Now, that doesn’t stop him from helping to save the world… but it does mean that when he compares himself to Superman or Wonder Woman, he comes up short.

But again, he helps save the world. When you put him up against Superman, sure, he’s not doing as much. But when he’s the star of his own comic books, he’s doing amazing things.

There is a very good chance that I love this character not just because he’s hilarious (he is) but because I understand how he’s feeling. I often feel like I’m surrounded by superheroes–the people I train with regularly who constantly do huge miles and amazing runs and rides and the people I interview, who are quite literally world class at their sport. No wonder my 100k trail run feels small in comparison.

I think a lot of us are surrounded by a Justice League of fellow athletes, whether they’re IRL friends or the people we follow on Instagram, and that makes us feel like our own exploits aren’t worthy of their own comic book series.

But when you separate your story, laid it out in its own panels, with your own heroic backstory and journey, suddenly, it’s pretty damn impressive.
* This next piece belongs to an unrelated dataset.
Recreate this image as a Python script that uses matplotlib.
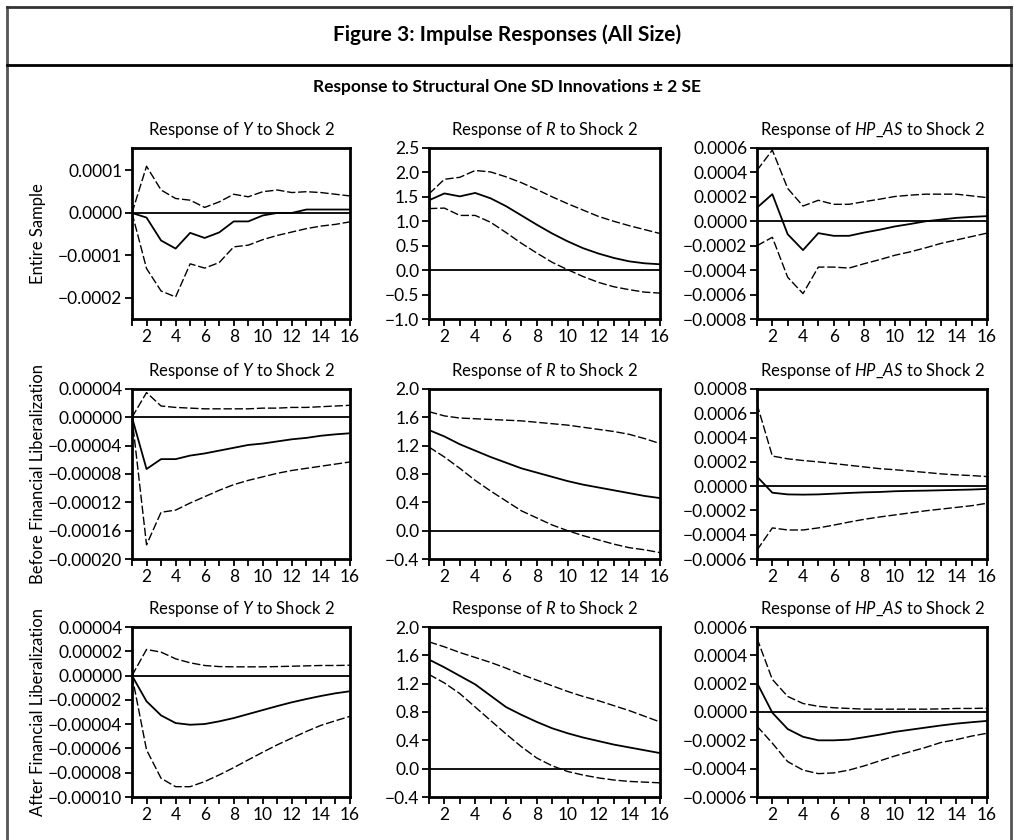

I’ve been trying to remind myself of that lately—and also remind myself that it’s pretty damn cool to be surrounded by a pantheon of other badass athletes achieving great things. A friend running 105 kilometers the day I ran 100 doesn’t take anything away from the fact that I ran 100. It just means that I have people in my life who are also capable of doing incredible things, and I should be thrilled that I have those people in my life!